Mark Trumbo has put the Angels offense on his back this year. His walk-off home run in last night’s game against the Yankees pushed his total for the season to eight and his wRC+ of 172 sits sixth in the league, trailing just Paul Konerko, Josh Hamilton, Joey Votto, David Wright and Carlos Ruiz. Most notably, Trumbo brings an OBP of .388 into Tuesday’s action just one year after posting a .291 mark. The jokes were easy — Trumbo never saw a pitch he didn’t like, and indeed his 52.9% swing rate was among the tops in the majors.

This year, Trumbo has developed his eye, and his ability to recognize the strike zone is paying off not only with walks but with big-time power as well.
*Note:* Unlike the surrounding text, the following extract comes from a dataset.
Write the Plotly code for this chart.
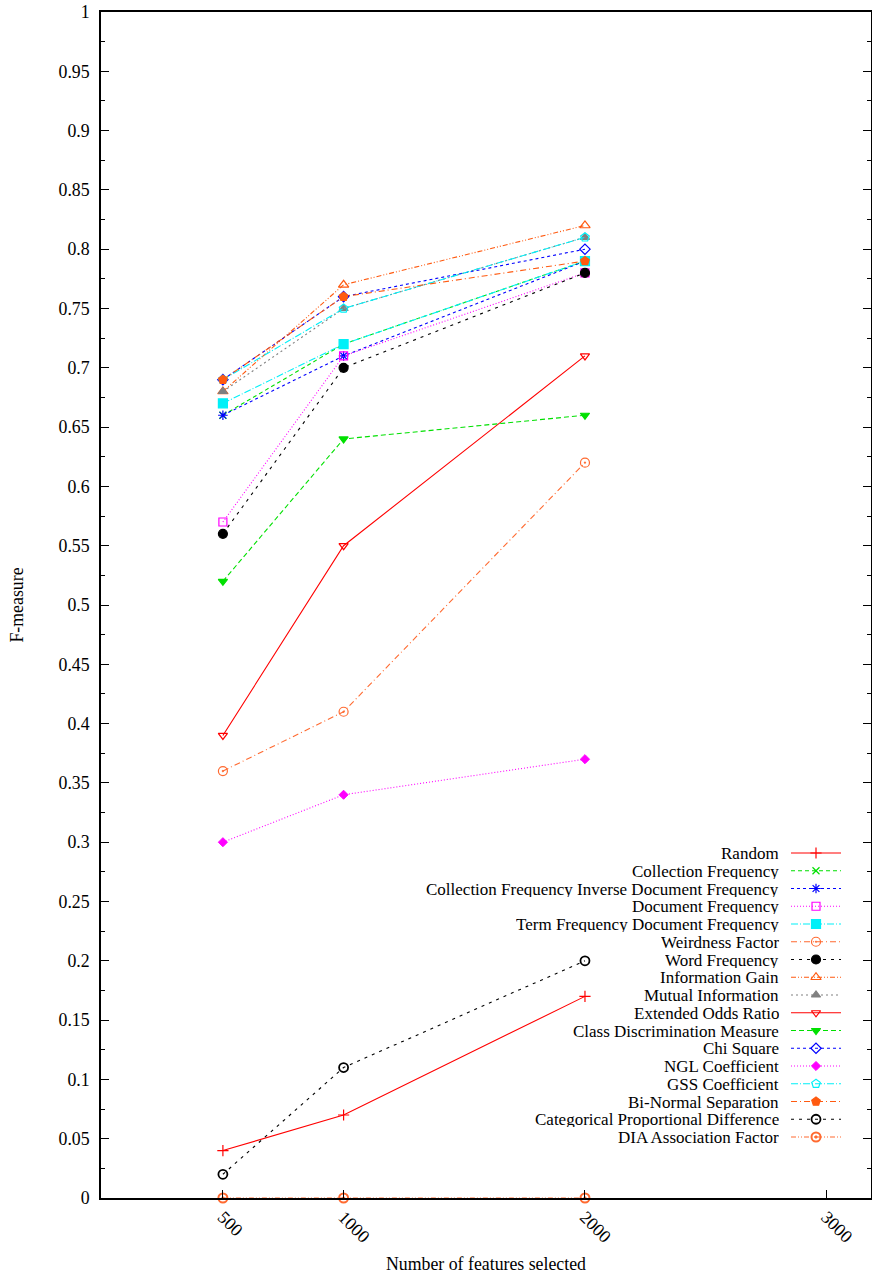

Observe, Trumbo’s swing rates in and out of the strike zone for 2011 and 2012 (from the catcher’s perspective):

Trumbo’s overall swing rate has dropped from 52.9% to 48.5%, largely from laying off pitches above the strike zone or those well inside off the plate. He still attacks pitches on the inner third of the plate and up in the strike zone, but he hasn’t been enticed by pitchers nibbling at those areas this season. Chances are this trend will stick for Trumbo — swing percentage is the very first statistic to stabilize of any we publish here. It’s a natural concept — there’s very little interaction between pitcher and hitter with swing percentage, merely the hitter deciding whether or not to pull the trigger.

This change has allowed Trumbo to focus his swings on pitches he regularly drives. Observe, Trumbo’s in-play ISO in the various areas of the strike zone:

Trumbo’s best asset is his tremendous pull power, as he showed with last night’s walk-off blast. He is slugging 1.058 on hits to pull and has deposited all eight of his home runs over the left field fence. By focusing his swings on the inner half of the plate, Trumbo is able to get more out of each swing.
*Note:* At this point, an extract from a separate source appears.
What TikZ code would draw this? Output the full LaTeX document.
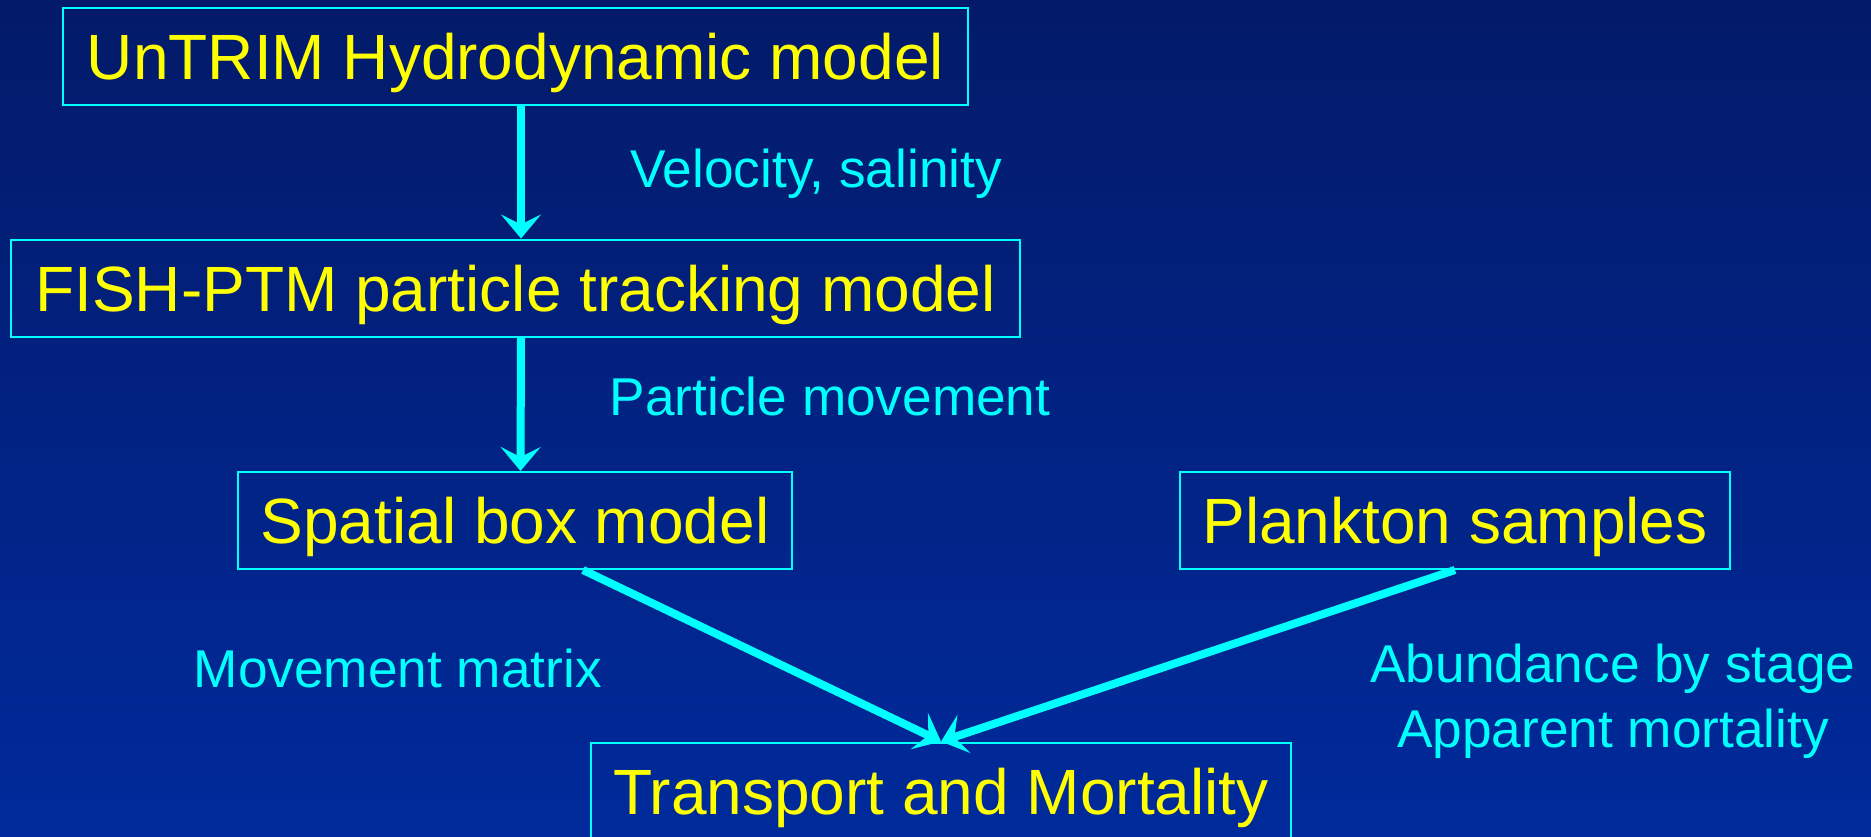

At the same time, this graphic shows why it was so appealing for Trumbo to hack at pitches off the inside corner or well above the letters — when he does put them in play, they go. But with a contact rate nearly 20 percentage points higher inside the strike zone, it’s well worth the sacrifice to let a few go, take a few more walks, and wait for pitches in the zone to hack. Through patience, Trumbo increases his ability to reach base and avoid strikeouts all while maintaining his power.

Inevitably, Trumbo’s .390 BABIP will come back to earth and he won’t remain a top-10 hitter in the game. But Trumbo has made tangible changes to his approach in his second year in the big leagues, allowing him to grow beyond the power-first, walks-never player we saw last season. Simply by understanding his limits and adapting to them, Trumbo has managed to harness his power in a bigger and better way, improving himself as an all-around hitter in the process.